2023-02-21 07:37:36 | Weblog
2023年2月21日 弁理士試験 代々木塾 特許法126条4項

(訂正審判)第百二十六条
4 願書に添付した明細書又は図面の訂正をする場合であつて、請求項ごとに第一項の規定による請求をしようとするときは、当該明細書又は図面の訂正に係る請求項の全て(前項後段の規定により一群の請求項ごとに第一項の規定による請求をする場合にあつては、当該明細書又は図面の訂正に係る請求項を含む一群の請求項の全て)について行わなければならない。

・126条4項(明細書又は図面の訂正と請求項との関係)(方式要件)

(1)126条4項は、平成23年改正において新たに設けられた規定である。
 126条4項は、請求項ごとに訂正審判を請求しようとする場合であって、明細書又は図面の訂正が複数の請求項に係る発明と関係する場合、当該関係する請求項の全てについて請求をしなければならない旨を規定している。
 明細書又は図面の訂正と関連する複数の請求項のうちの一部だけに訂正審判が請求され、その訂正が認められると、明細書の一覧性の欠如(明細書の束)が生じることになる。 
 そこで、特許権者が行う手続によって1つの特許権に複数の明細書又は図面が発生することを防止するために、明細書又は図面の訂正と関連する全ての請求項を請求の対象としなければならないこととした。

(2)特許請求の範囲に記載した文言自体を訂正していなくても、明細書又は図面の訂正によって特許請求の範囲の減縮をする訂正に該当すると解されることがある(最高裁平成3年3月19日判決・クリップ事件)。

(3)明細書の一覧性の欠如(明細書の束)
 明細書又は図面の訂正が、複数の請求項に係る発明と関連する場合に、その明細書又は図面の訂正と関連する複数の請求項のうちの一部の請求項だけについて訂正審判が請求され、その訂正が認められると、その一部の請求項に関連する明細書又は図面は、訂正後の内容が反映されるが、その他の請求項に関係する明細書又は図面については、訂正前の内容のままであるため、請求項ごとに異なる明細書又は図面が発生することになってしまう。
 この場合には、それぞれの請求項について、権利の内容を理解しようとすると、特許登録原簿に記載された審決の確定経緯を追いつつ、訂正前後の異なる複数の明細書又は図面を読み分けなければならず(このような状況のことを、「明細書の一覧性が欠如している」又は「明細書の束」が発生したという。
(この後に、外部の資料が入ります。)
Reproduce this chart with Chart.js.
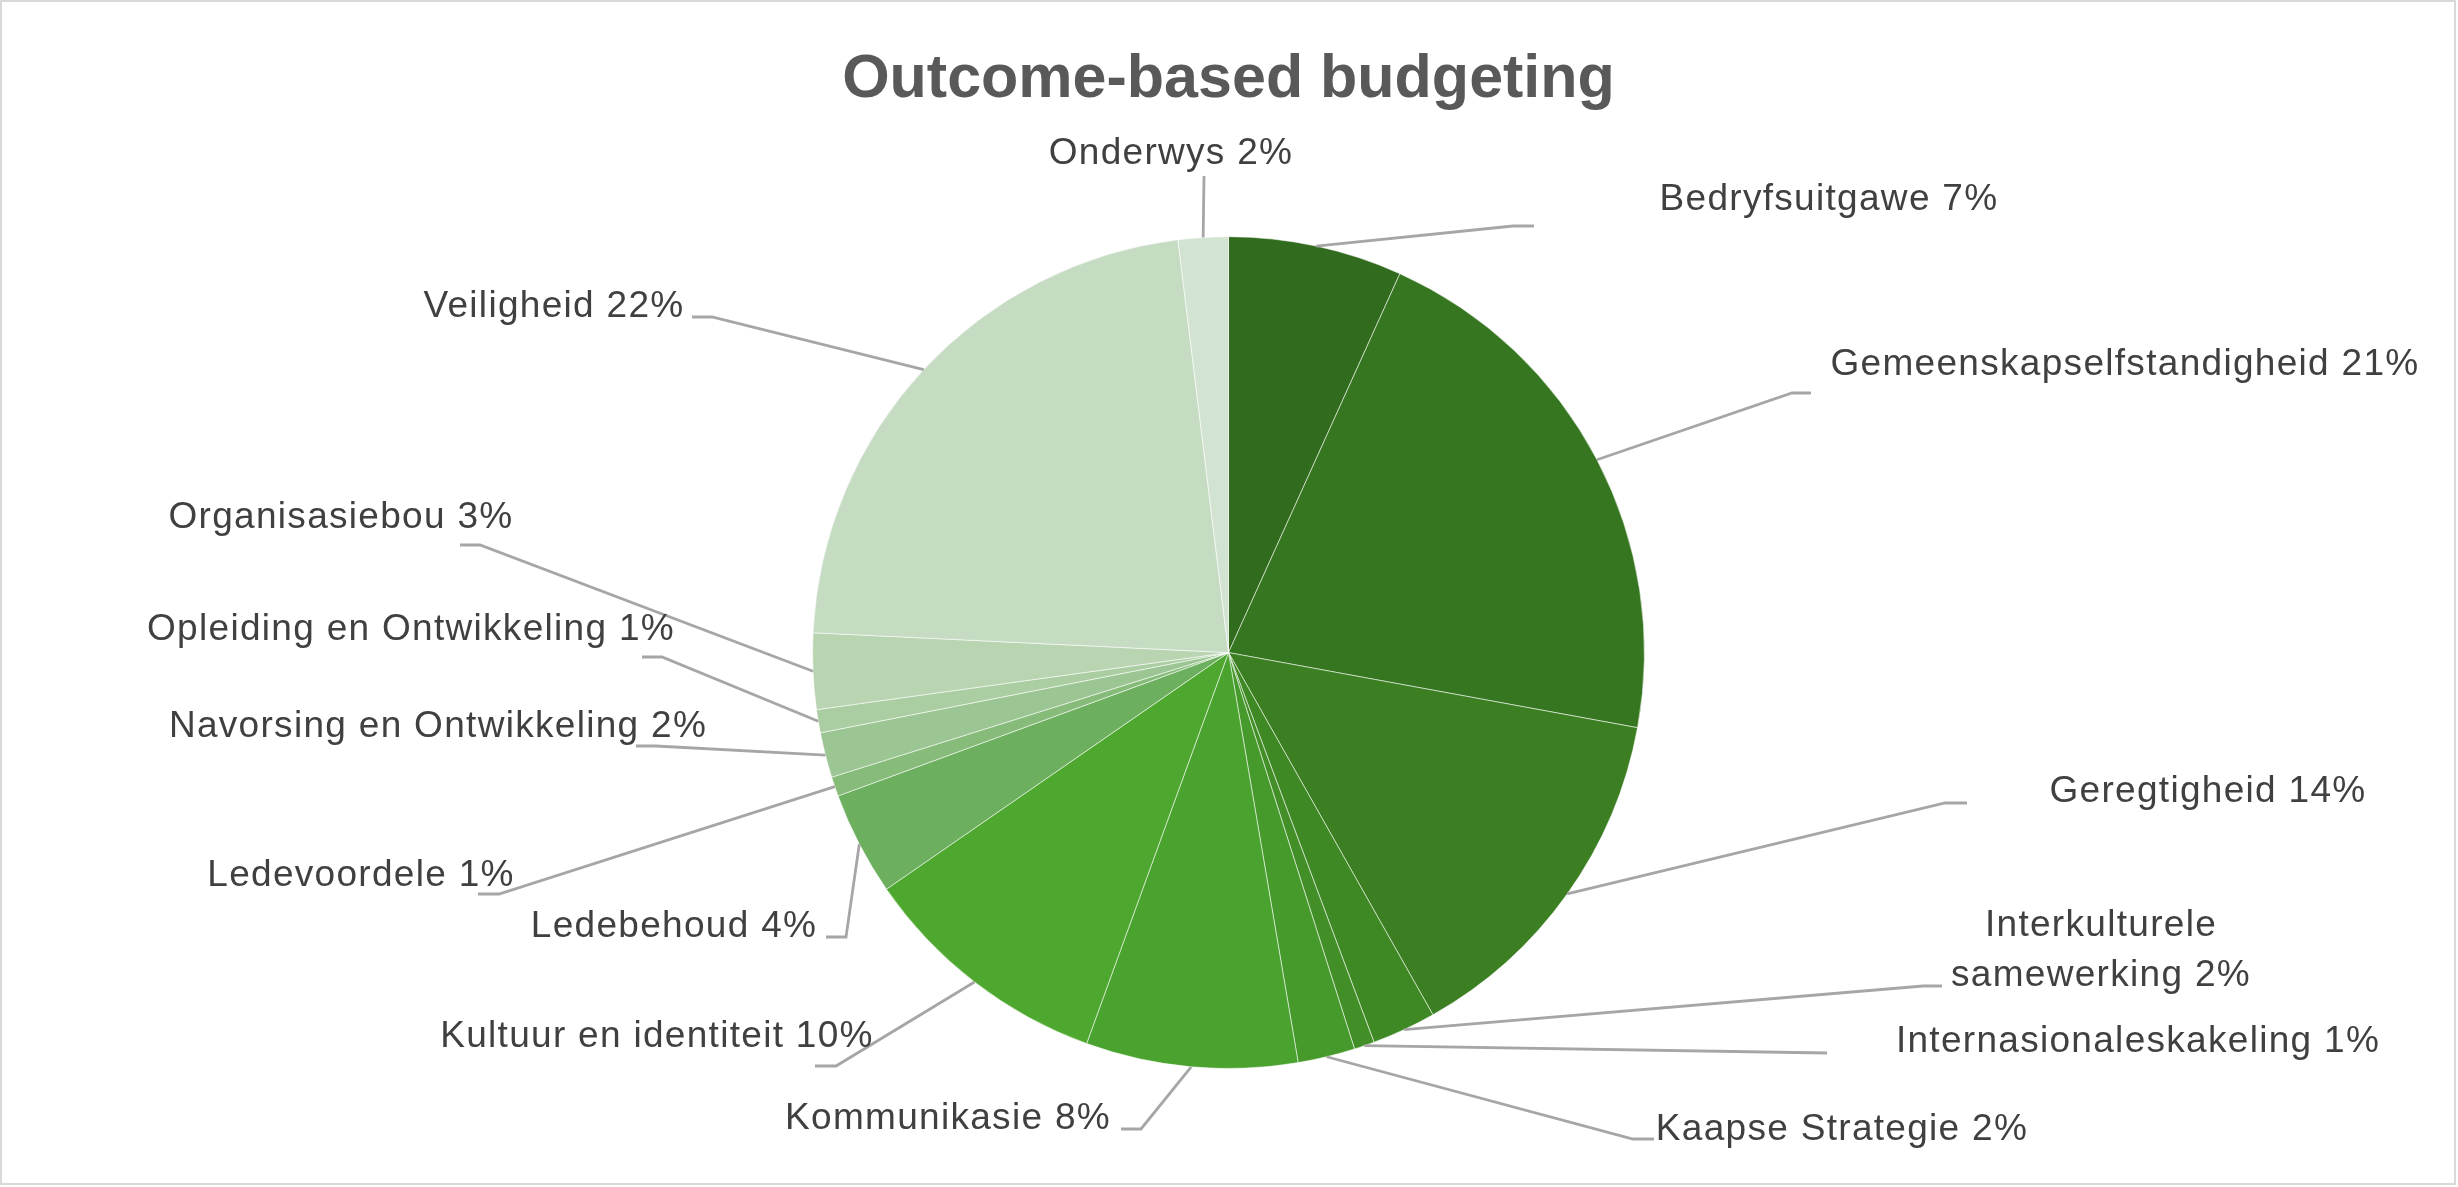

)、権利把握のための負担が増すことになる。
 そこで、平成23年改正に当たっては、明細書又は図面の訂正が複数の請求項に係る発明と関係する場合、当該関係する請求項の全てについて請求をしなければならないこととし、明細書の一覧性の欠如(明細書の束)の発生を防止することとした。

(4)具体例
 特許権の設定の登録時の特許請求の範囲の記載は下記のとおりである。
 【請求項1】Aを備えた装置。
 【請求項2】Bを備えた請求項1に記載の装置。
 【請求項3】Cを備えた請求項2に記載の装置。
 明細書には、下記の記載がある。
 【0101】Aには、A1とA2が含まれる。
 【0102】Bには、B1とB2が含まれる。
 【0103】Cには、C1とC2が含まれる。
(a)明細書の【0101】の記載を下記のとおり訂正するときは、
 【0101】Aには、A1が含まれる。
 Aを含む請求項1~3の全てについて訂正審判の請求の対象としなければならない。
(b)明細書の【0102】の記載を下記のとおり訂正するときは、
 【0102】Bには、B1が含まれる。
 Bを含む請求項2と3の全てについて訂正審判の請求の対象としなければならない。
(c)明細書の【0103】の記載を下記のとおり訂正するときは、
 【0103】Cには、C1が含まれる。
 Cを含む請求項3について訂正審判の請求の対象としなければならない。